The court ruled that the “Plaintiffs adequately alleged a claim for breach of the duty of prudence under the pleading standard.” A district court had previously ruled that the plaintiffs had not made an adequate case to state a claim under the Employee Retirement Income Security Act.
Plaintiffs’ alleged that Salesforce retirement plan fiduciaries breached their duty to participants by allowing excessive fees in the retirement plan despite the availability of lower-cost share classes of the same funds, offering actively managed funds instead of cheaper index funds and providing participants with mutual funds instead of available collective investment trusts.
“The plaintiffs have stated a plausible claim that defendants imprudently failed to select lower-cost share classes or collective investment trusts with substantially identical underlying assets,” the appellate court wrote in its opinion. “Plaintiffs allege that ‘the more expensive share classes chosen by defendants were the same in every respect other than price [as] their less expensive counterparts.’ Accepted as true, plaintiffs’ allegations plausibly suggest that defendants acted imprudently by failing to switch to the lower-cost alternatives.”

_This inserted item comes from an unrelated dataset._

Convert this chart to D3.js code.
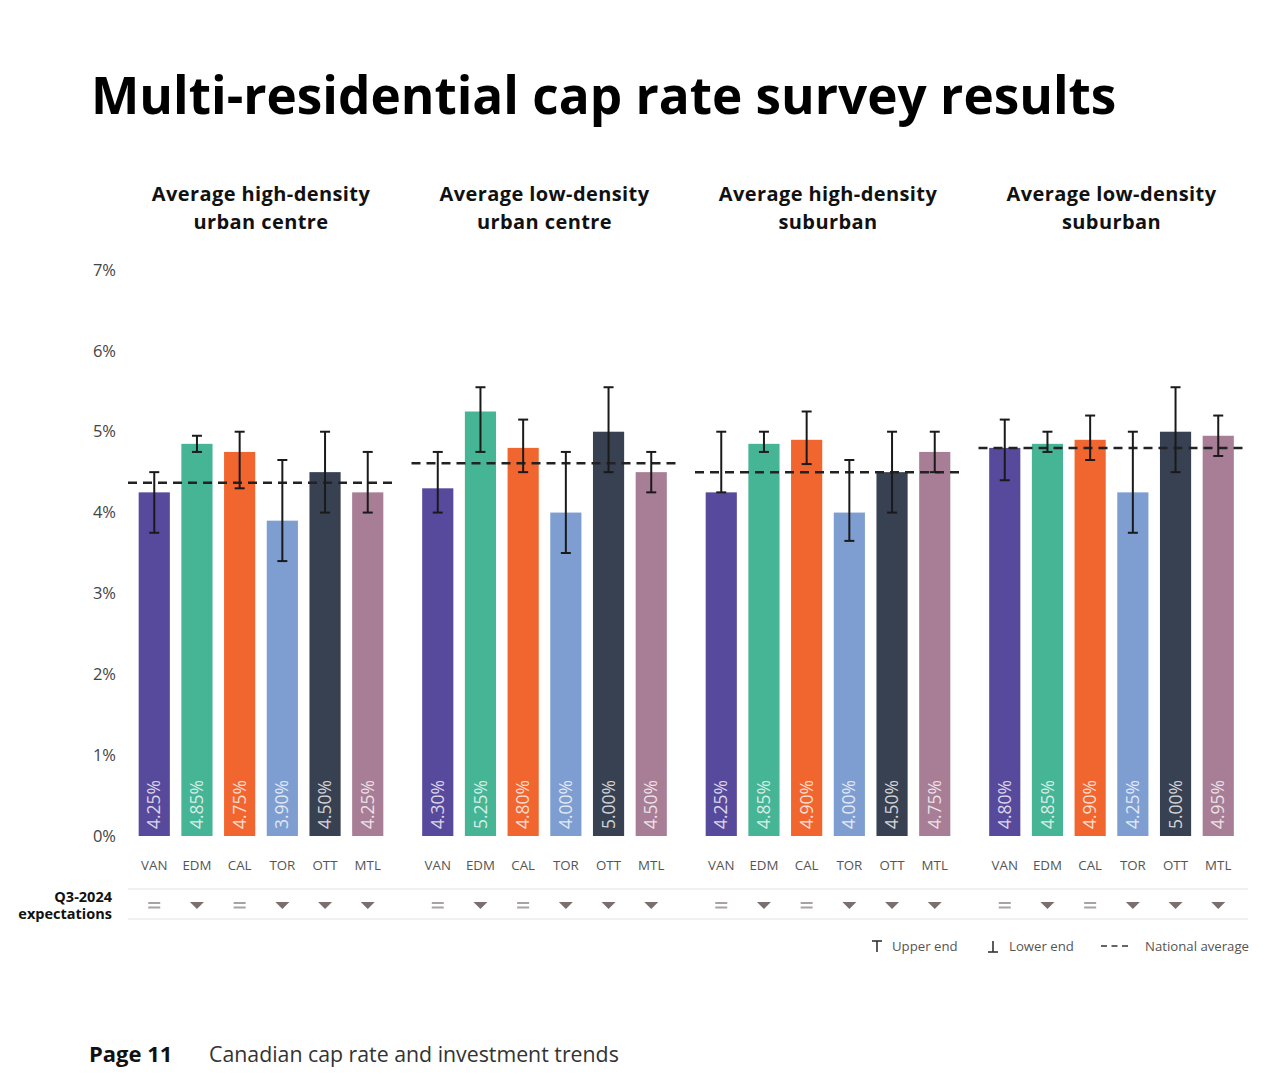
<!DOCTYPE html>
<html>
<head>
<meta charset="utf-8">
<title>Multi-residential cap rate survey results</title>
<script src="https://cdn.jsdelivr.net/npm/d3@7"></script>
<style>
  html, body { margin: 0; padding: 0; background: #fff; }
  svg { display: block; font-family: "Open Sans", "Noto Sans", sans-serif; }
</style>
</head>
<body>
<svg id="chart" width="1280" height="1083"></svg>
<script>
// ---- data ----
var groups = [
  ["Average high-density", "urban centre"],
  ["Average low-density", "urban centre"],
  ["Average high-density", "suburban"],
  ["Average low-density", "suburban"]
];
var cities = ["VAN", "EDM", "CAL", "TOR", "OTT", "MTL"];
var cityColors = ["#574a9d", "#45b596", "#f1652e", "#7e9ed2", "#374152", "#a77e96"];

// average cap rate (%), one row per group, one column per city
var values = [
  [4.25, 4.85, 4.75, 3.90, 4.50, 4.25],
  [4.30, 5.25, 4.80, 4.00, 5.00, 4.50],
  [4.25, 4.85, 4.90, 4.00, 4.50, 4.75],
  [4.80, 4.85, 4.90, 4.25, 5.00, 4.95]
];
var upperEnd = [
  [4.50, 4.95, 5.00, 4.65, 5.00, 4.75],
  [4.75, 5.55, 5.15, 4.75, 5.55, 4.75],
  [5.00, 5.00, 5.25, 4.65, 5.00, 5.00],
  [5.15, 5.00, 5.20, 5.00, 5.55, 5.20]
];
var lowerEnd = [
  [3.75, 4.75, 4.30, 3.40, 4.00, 4.00],
  [4.00, 4.75, 4.50, 3.50, 4.50, 4.25],
  [4.25, 4.75, 4.60, 3.65, 4.00, 4.50],
  [4.40, 4.75, 4.65, 3.75, 4.50, 4.70]
];
var nationalAvg = [4.37, 4.61, 4.50, 4.80];

// Q3-2024 expectations: "flat" or "down"
var expectations = [
  ["flat", "down", "flat", "down", "down", "down"],
  ["flat", "down", "flat", "down", "down", "down"],
  ["flat", "down", "flat", "down", "down", "down"],
  ["flat", "down", "flat", "down", "down", "down"]
];
var yTicks = [0, 1, 2, 3, 4, 5, 6, 7];

// ---- layout ----
var svg = d3.select("#chart");

var y = d3.scaleLinear().domain([0, 7]).range([836, 270]);

var gx = d3.scaleBand()
  .domain(d3.range(groups.length))
  .range([118, 1252]);

var cx = d3.scaleBand()
  .domain(cities)
  .range([10, 276])
  .paddingInner(0.27)
  .paddingOuter(0.25);

// title
svg.append("text")
  .attr("x", 91).attr("y", 114)
  .attr("font-size", 51.3).attr("font-weight", 700)
  .attr("fill", "#000")
  .text("Multi-residential cap rate survey results");

// y axis labels
svg.append("g").selectAll("text")
  .data(yTicks)
  .enter().append("text")
  .attr("x", 116)
  .attr("y", function(d) { return y(d); })
  .attr("dy", "0.35em")
  .attr("text-anchor", "end")
  .attr("font-size", 16.5)
  .attr("fill", "#444")
  .text(function(d) { return d + "%"; });

// each group
var g = svg.selectAll(".grp")
  .data(groups)
  .enter().append("g")
  .attr("class", "grp")
  .attr("transform", function(d, i) { return "translate(" + gx(i) + ",0)"; });

var groupMid = (cx(cities[0]) + cx(cities[5]) + cx.bandwidth()) / 2;

// group titles, one text per line
g.each(function(lines) {
  d3.select(this).selectAll("text.gtitle").data(lines).enter().append("text")
    .attr("class", "gtitle")
    .attr("x", groupMid)
    .attr("y", function(d, k) { return 201 + k * 27.5; })
    .attr("text-anchor", "middle")
    .attr("font-size", 20).attr("font-weight", 700)
    .attr("letter-spacing", 0.4)
    .attr("fill", "#111")
    .text(function(d) { return d; });
});

// bars
g.each(function(lines, gi) {
  var sel = d3.select(this);
  var rows = cities.map(function(c, k) {
    return { city: c, k: k, v: values[gi][k], hi: upperEnd[gi][k], lo: lowerEnd[gi][k], exp: expectations[gi][k] };
  });
  var mid = function(d) { return cx(d.city) + cx.bandwidth() / 2; };

  sel.selectAll("rect.bar").data(rows).enter().append("rect")
    .attr("class", "bar")
    .attr("x", function(d) { return cx(d.city); })
    .attr("y", function(d) { return y(d.v); })
    .attr("width", cx.bandwidth())
    .attr("height", function(d) { return y(0) - y(d.v); })
    .attr("fill", function(d) { return cityColors[d.k]; });

  // value labels (rotated)
  sel.selectAll("text.val").data(rows).enter().append("text")
    .attr("class", "val")
    .attr("transform", function(d) {
      return "translate(" + mid(d) + "," + (y(0) - 7) + ") rotate(-90)";
    })
    .attr("dy", "0.35em")
    .attr("font-size", 17.5)
    .attr("fill", "#fff")
    .attr("fill-opacity", 0.78)
    .text(function(d) { return d.v.toFixed(2) + "%"; });

  // national average dashed line
  sel.append("line")
    .attr("x1", cx.range()[0]).attr("x2", cx.range()[1])
    .attr("y1", y(nationalAvg[gi])).attr("y2", y(nationalAvg[gi]))
    .attr("stroke", "#222").attr("stroke-width", 2.5)
    .attr("stroke-dasharray", "9,6");

  // error bars
  var eb = sel.selectAll("g.err").data(rows).enter().append("g")
    .attr("class", "err")
    .attr("stroke", "#1a1a1a").attr("stroke-width", 2);
  eb.append("line")
    .attr("x1", mid).attr("x2", mid)
    .attr("y1", function(d) { return y(d.hi); })
    .attr("y2", function(d) { return y(d.lo); });
  eb.append("line")
    .attr("x1", function(d) { return mid(d) - 5; }).attr("x2", function(d) { return mid(d) + 5; })
    .attr("y1", function(d) { return y(d.hi); }).attr("y2", function(d) { return y(d.hi); });
  eb.append("line")
    .attr("x1", function(d) { return mid(d) - 5; }).attr("x2", function(d) { return mid(d) + 5; })
    .attr("y1", function(d) { return y(d.lo); }).attr("y2", function(d) { return y(d.lo); });

  // city labels
  sel.selectAll("text.city").data(rows).enter().append("text")
    .attr("class", "city")
    .attr("x", mid)
    .attr("y", 870)
    .attr("text-anchor", "middle")
    .attr("font-size", 13.3)
    .attr("fill", "#555")
    .text(function(d) { return d.city; });

  // expectation symbols
  var ex = sel.selectAll("g.exp").data(rows).enter().append("g")
    .attr("class", "exp")
    .attr("transform", function(d) { return "translate(" + mid(d) + ",905)"; });
  ex.filter(function(d) { return d.exp === "flat"; }).each(function() {
    var e = d3.select(this);
    e.append("line").attr("x1", -6).attr("x2", 6).attr("y1", -2).attr("y2", -2)
      .attr("stroke", "#a8a2a2").attr("stroke-width", 2);
    e.append("line").attr("x1", -6).attr("x2", 6).attr("y1", 2.5).attr("y2", 2.5)
      .attr("stroke", "#a8a2a2").attr("stroke-width", 2);
  });
  ex.filter(function(d) { return d.exp === "down"; }).append("path")
    .attr("d", "M-7,-3L7,-3L0,4Z")
    .attr("fill", "#7b6e6f");
});

// expectations row rules and label
[889, 919].forEach(function(yy) {
  svg.append("line")
    .attr("x1", 128).attr("x2", 1248)
    .attr("y1", yy).attr("y2", yy)
    .attr("stroke", "#e2e2e2").attr("stroke-width", 1);
});
svg.append("text")
  .attr("x", 112).attr("y", 902)
  .attr("text-anchor", "end")
  .attr("font-size", 14.5).attr("font-weight", 700).attr("fill", "#111")
  .text("Q3-2024");
svg.append("text")
  .attr("x", 112).attr("y", 919)
  .attr("text-anchor", "end")
  .attr("font-size", 14.5).attr("font-weight", 700).attr("fill", "#111")
  .text("expectations");

// legend
var lg = svg.append("g").attr("font-size", 13.2).attr("fill", "#555");
var ls = svg.append("g").attr("stroke", "#333").attr("stroke-width", 1.6);
ls.append("line").attr("x1", 872).attr("x2", 882).attr("y1", 941).attr("y2", 941);
ls.append("line").attr("x1", 877).attr("x2", 877).attr("y1", 941).attr("y2", 952);
lg.append("text").attr("x", 892).attr("y", 951).text("Upper end");
ls.append("line").attr("x1", 988).attr("x2", 998).attr("y1", 952).attr("y2", 952);
ls.append("line").attr("x1", 993).attr("x2", 993).attr("y1", 941).attr("y2", 952);
lg.append("text").attr("x", 1009).attr("y", 951).text("Lower end");
ls.append("line").attr("x1", 1101).attr("x2", 1131).attr("y1", 946).attr("y2", 946)
  .attr("stroke-dasharray", "6,4.5");
lg.append("text").attr("x", 1145).attr("y", 951).text("National average");

// footer
svg.append("text")
  .attr("x", 89).attr("y", 1062)
  .attr("font-size", 22).attr("font-weight", 700).attr("fill", "#111")
  .text("Page 11");
svg.append("text")
  .attr("x", 209).attr("y", 1062)
  .attr("font-size", 21.3).attr("fill", "#333")
  .text("Canadian cap rate and investment trends");
</script>
</body>
</html>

The defendants pointed out that the plan held R5 class shares of the nine JPMorgan SmartRetirement funds all along. According to the defendants, documents show that the Institutional class shares held by the plan were simply renamed R5 in 2017. But the appellate court said that even if the defendants are correct, the plaintiffs also allege that the plan fiduciaries acted imprudently by failing to switch to the R6 class earlier, and the documents support the plaintiffs’ allegation that the R6 class had a lower expense ratio than the R5 class.
The defendants also note that the R6 class did not include revenue sharing, which explains why that class of shares had a lower expense ratio than the R5 class, and provides an obvious alternative explanation for why they offered beneficiaries the R5 class rather than the R6 class. The appellate court said that explanation is plausible, and the defendants might be able to substantiate it at the summary judgment stage, but it’s not sufficient at the pleading stage.
The court also found that the plaintiffs made an adequate claim that Salesforce improperly failed to investigate and make a timely switch to collective investment trusts, which they claim had the same underlying investment allocations as the mutual funds counterparts but had better annual returns and a lower net expense ratio. “Defendants’ retention of allegedly higher-cost target-date funds over collective investment trusts cannot simply be deemed reasonable as a matter of law without further factual development,” the court said. “Whether the different regulatory regimes governing mutual funds and collective investment trusts justified defendants’ delay in making the switch earlier is itself a factual issue that cannot be resolved at the pleading stage.”
The 9th Circuit said that “when the district court found that plaintiffs had not adequately alleged a breach of the duty of prudence, the court dismissed their duty-to-monitor claim without further analysis.” Because the panel concluded that the plaintiffs adequately alleged a claim for breach of the duty of prudence, the court also reversed the district court’s dismissal of their duty-to-monitor claim.